Azure Virtual WAN uses a distributed model to link Microsoft's global network with traditional on-premises routers and SD-WAN systems provided by Citrix and Riverbed. Microsoft's decision to rely on partners, rather than provide its own gateway services inside customers' offices, suggests it doesn't plan to compete across the totality of the SD-WAN market, but rather provide an on-ramp to integrate with third-party products.
Customers can already use various SD-WAN providers to easily link to a public cloud, but Microsoft has taken the level of integration a step further, said Bob Laliberte, an analyst at Enterprise Strategy Group in Milford, Mass. Most SD-WAN vendors are building out security ecosystems, but Microsoft already has that in Azure, for example.

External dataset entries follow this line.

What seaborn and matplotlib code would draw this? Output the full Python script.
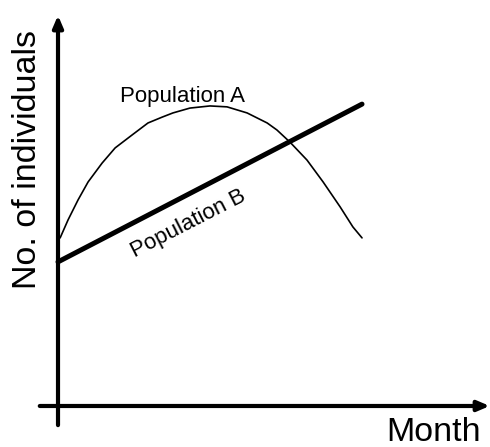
import numpy as np
import pandas as pd
import seaborn as sns
import matplotlib.pyplot as plt

# values (month, no. of individuals; arbitrary units)
months_a = [0.07, 0.33, 0.66, 0.99, 1.45, 1.88, 2.43, 2.96, 3.42, 3.78, 4.34,
            5.0, 5.56, 6.22, 6.88, 7.2, 7.63, 8.19, 8.72, 9.28, 9.7, 10.0]
pop_a = [5.53, 6.12, 6.78, 7.37, 7.99, 8.49, 8.91, 9.31, 9.5, 9.64, 9.8,
         9.87, 9.84, 9.64, 9.31, 9.08, 8.68, 8.09, 7.37, 6.55, 5.89, 5.53]
months_b = [0, 10]
pop_b = [4.74, 9.93]

label_a = "Population A"
label_b = "Population B"
x_title = "Month"
y_title = "No. of individuals"

df_a = pd.DataFrame({"month": months_a, "n": pop_a})
df_b = pd.DataFrame({"month": months_b, "n": pop_b})

sns.set_style("white")
plt.rcParams["font.family"] = ["Liberation Sans", "DejaVu Sans"]
plt.rcParams["text.color"] = "black"

fig = plt.figure(figsize=(4.9, 4.47), dpi=100)
ax = fig.add_axes([0, 0, 1, 1])

sns.lineplot(data=df_a, x="month", y="n", color="black", linewidth=1.2, ax=ax)
sns.lineplot(data=df_b, x="month", y="n", color="black", linewidth=3.6, ax=ax,
             solid_capstyle="round")

# axis frame: arrows drawn in data space
ax.set_xlim(-1.908, 14.21)
ax.set_ylim(-1.349, 13.355)
arrow = dict(arrowstyle="-|>,head_length=0.7,head_width=0.3", lw=3, color="black",
             shrinkA=0, shrinkB=0)
ax.annotate("", xy=(0, 12.85), xytext=(0, -0.63), arrowprops=arrow)
ax.annotate("", xy=(14.2, 0), xytext=(-0.6, 0), arrowprops=arrow)

ax.text(-1.0, 8.12, y_title, rotation=90, fontsize=24.5, ha="center", va="center")
ax.text(13.9, -0.35, x_title, fontsize=24.5, ha="right", va="top")
ax.text(4.08, 10.0, label_a, fontsize=16, ha="center", va="baseline")
ax.text(4.3, 6.0, label_b, fontsize=16, ha="center", va="center", rotation=27.2,
        rotation_mode="anchor")

ax.set_xlabel("")
ax.set_ylabel("")
ax.set_xticks([])
ax.set_yticks([])
for s in ax.spines.values():
    s.set_visible(False)

fig.savefig("out.png", dpi=100)
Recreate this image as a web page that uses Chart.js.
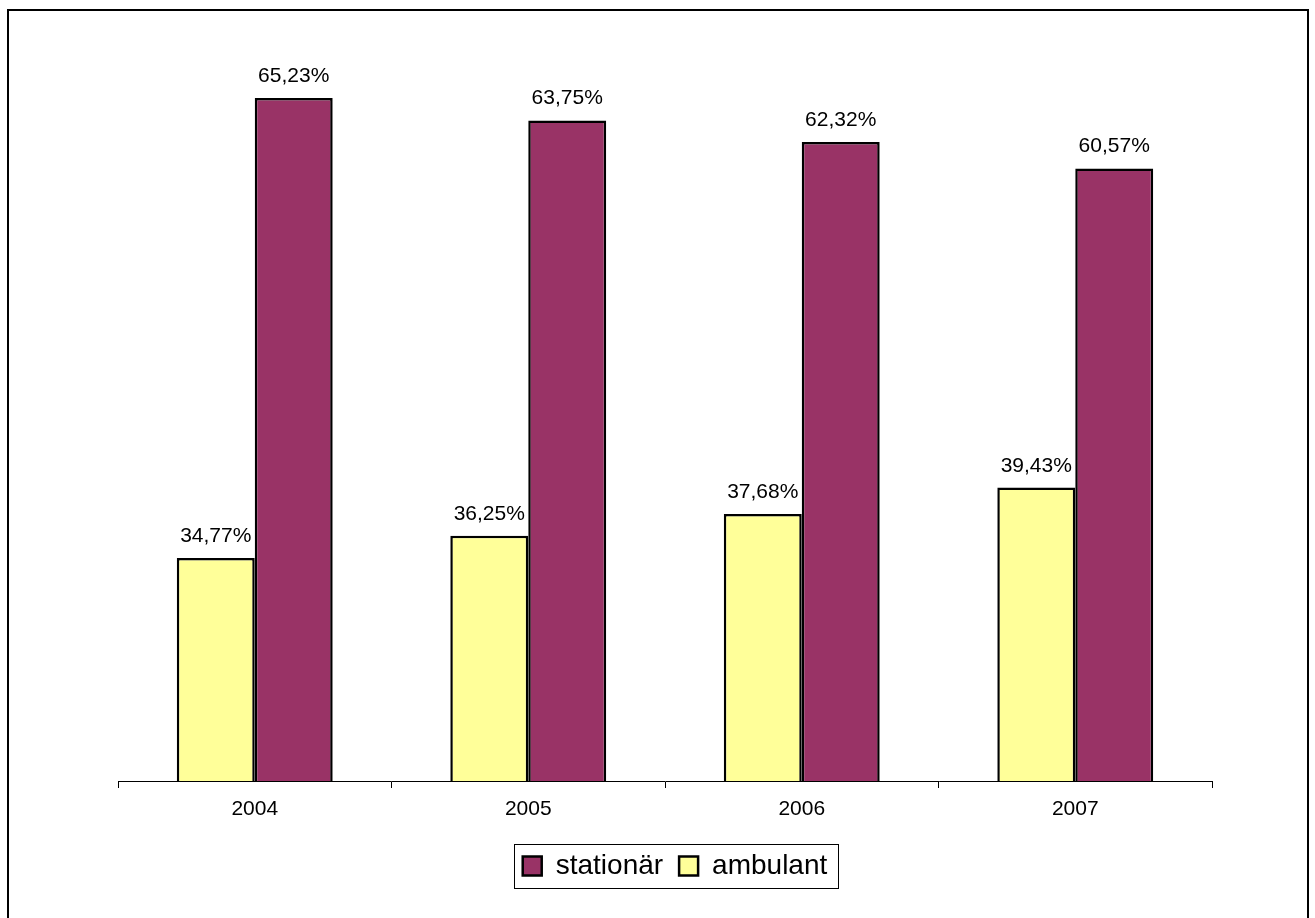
<!DOCTYPE html>
<html>
<head>
<meta charset="utf-8">
<script src="https://cdn.jsdelivr.net/npm/chart.js@4.4.0/dist/chart.umd.min.js"></script>
<style>
  html, body { margin: 0; padding: 0; background: #fff; overflow: hidden; }
  #wrap { position: relative; width: 1315px; height: 918px; }
  #frame { position: absolute; left: 7px; top: 9px; width: 1298px; height: 1000px;
    border: 2px solid #000; pointer-events: none; }
  canvas { position: absolute; left: 0; top: 0; }
</style>
</head>
<body>
<div id="wrap">
  <canvas id="chart" width="1315" height="918"></canvas>
  <div id="frame"></div>
</div>
<script>
  // values (percent)
  const years = ['2004', '2005', '2006', '2007'];
  const ambulant = [34.77, 36.25, 37.68, 39.43];
  const stationaer = [65.23, 63.75, 62.32, 60.57];

  const FONT = '"Liberation Sans", Arial, sans-serif';
  const fmt = (v) => v.toFixed(2).replace('.', ',') + '%';

  // value labels above each bar
  const barLabels = {
    id: 'barLabels',
    afterDatasetsDraw(chart) {
      const ctx = chart.ctx;
      ctx.save();
      ctx.font = '21px ' + FONT;
      ctx.fillStyle = '#000';
      ctx.textAlign = 'center';
      ctx.textBaseline = 'alphabetic';
      chart.data.datasets.forEach((ds, i) => {
        chart.getDatasetMeta(i).data.forEach((bar, j) => {
          ctx.fillText(fmt(ds.data[j]), bar.x, bar.y - 16);
        });
      });
      ctx.restore();
    },
  };

  // nudge the legend a little to the right, then frame it
  const legendFrame = {
    id: 'legendFrame',
    afterLayout(chart) {
      if (chart.legend) { chart.legend.left += 10; chart.legend.right += 10; }
    },
    afterDraw(chart) {
      const boxes = chart.legend && chart.legend.legendHitBoxes;
      if (!boxes || !boxes.length) return;
      const left = Math.min(...boxes.map((b) => b.left)) - 9;
      const right = Math.max(...boxes.map((b) => b.left + b.width)) + 10;
      const top = Math.min(...boxes.map((b) => b.top)) - 8;
      const bottom = Math.max(...boxes.map((b) => b.top + b.height)) + 8;
      const ctx = chart.ctx;
      ctx.save();
      ctx.strokeStyle = '#000';
      ctx.lineWidth = 1;
      ctx.strokeRect(Math.round(left) + 0.5, Math.round(top) + 0.5, Math.round(right - left), Math.round(bottom - top));
      ctx.restore();
    },
  };

  new Chart(document.getElementById('chart'), {
    type: 'bar',
    data: {
      labels: years,
      datasets: [
        { label: 'ambulant', data: ambulant, backgroundColor: '#FFFF99', borderColor: '#000', borderWidth: 2.5, borderSkipped: false },
        { label: 'stationär', data: stationaer, backgroundColor: '#993366', borderColor: '#000', borderWidth: 2.5, borderSkipped: false },
      ],
    },
    options: {
      responsive: false,
      animation: false,
      layout: { padding: { left: 118, right: 103, top: 26, bottom: 28 } },
      datasets: { bar: { categoryPercentage: 0.57, barPercentage: 1.0 } },
      scales: {
        x: {
          grid: { offset: true, drawOnChartArea: false, drawTicks: true, tickLength: 7, color: '#000' },
          border: { display: true, color: '#000', width: 1 },
          ticks: { color: '#000', font: { family: FONT, size: 21 }, padding: 9 },
          afterFit(scale) { scale.height = 55; },
        },
        y: { display: false, min: 20, max: 70 },
      },
      plugins: {
        legend: {
          position: 'bottom',
          reverse: true,
          labels: {
            color: '#000',
            font: { family: FONT, size: 28 },
            boxWidth: 19,
            boxHeight: 19,
            padding: 16,
          },
        },
        tooltip: { enabled: false },
      },
    },
    plugins: [barLabels, legendFrame],
  });
</script>
</body>
</html>
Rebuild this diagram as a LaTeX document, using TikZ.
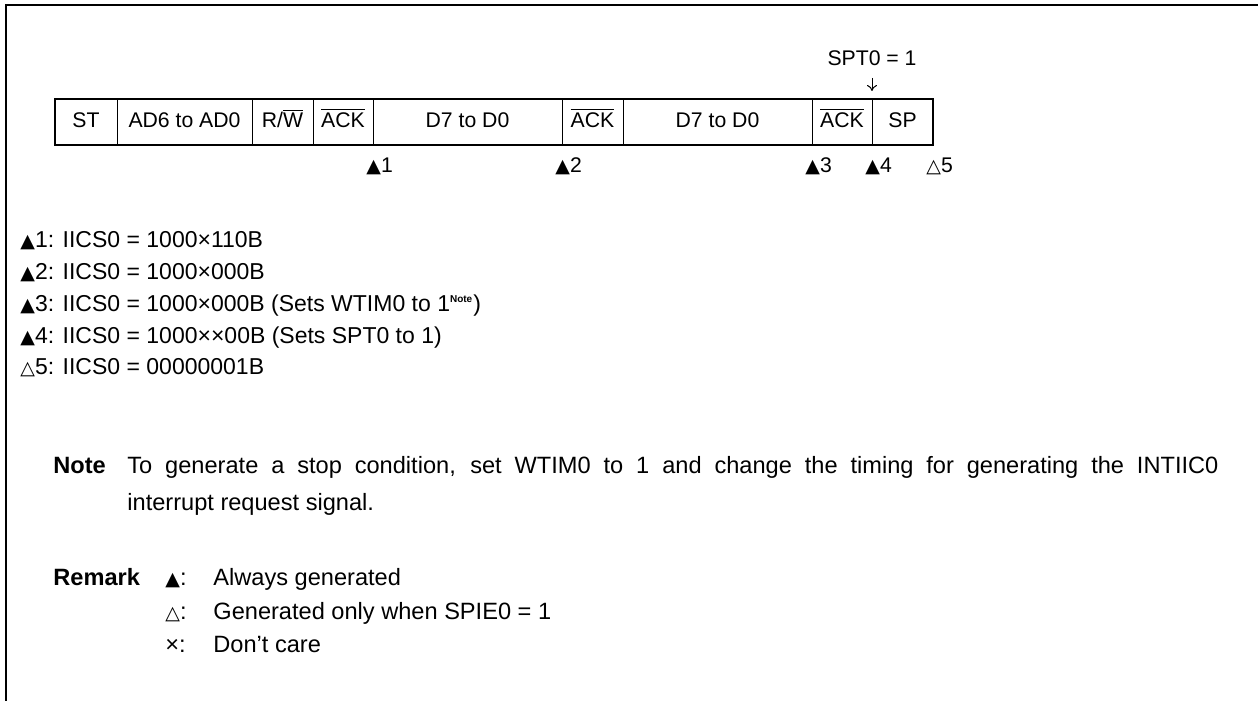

This could also simplify the purchasing process, and it would make sense for Microsoft to eventually integrate this virtual WAN with Azure Stack to help facilitate hybrid deployments, Laliberte said.
The Azure Virtual WAN service is billed as a way to connect remote offices to the cloud, and also to each other, with improved reliability and availability of applications. But that interoffice linkage also could lure more companies to use Azure for a whole host of other services, particularly customers just starting to embrace the public cloud.
There are still questions about the Azure network service, particularly around multi-cloud deployments. It's unclear if customers trust Microsoft -- or any single hyperscale cloud vendor -- at the core of their SD-WAN implementation, as their architectures spread across multiple clouds, Casemore said.
Azure updates boost network security, data analytics tools
Microsoft also introduced an Azure network security feature this week, Azure Firewall, with which users can create and enforce network policies across multiple endpoints. A stateful firewall protects Azure Virtual Network resources and maintains high availability without any restrictions on scale.
Several other updates include an expanded Azure Data Box service, still in preview, which provides customers with an appliance onto which they can upload data and ship directly to an Azure data center. These types of devices have become a popular means to speed massive migrations to public clouds. Another option for Azure users, Azure Data Box Disk, uses SSD disks to transfer up to 40 TB of data spread across five drives. That's smaller than the original box's 100 TB capacity, and better suited to collect data from multiple branches or offices, the company said.
Microsoft also doubled the query performance of Azure SQL Data Warehouse to support up to 128 concurrent queries, and waived the transfer fee for migrations to Azure of legacy applications that run on Windows Server 2008/2008 R2 and SQL Server 2008/2008 R2, for which Microsoft will end support in 2020 and 2019 respectively.* Microsoft also plans to add features to Power BI for ingestions and integration across BI models that are similar to Microsoft customers' experience with Power Query for Excel.
*Article updated to clarify end of service dates.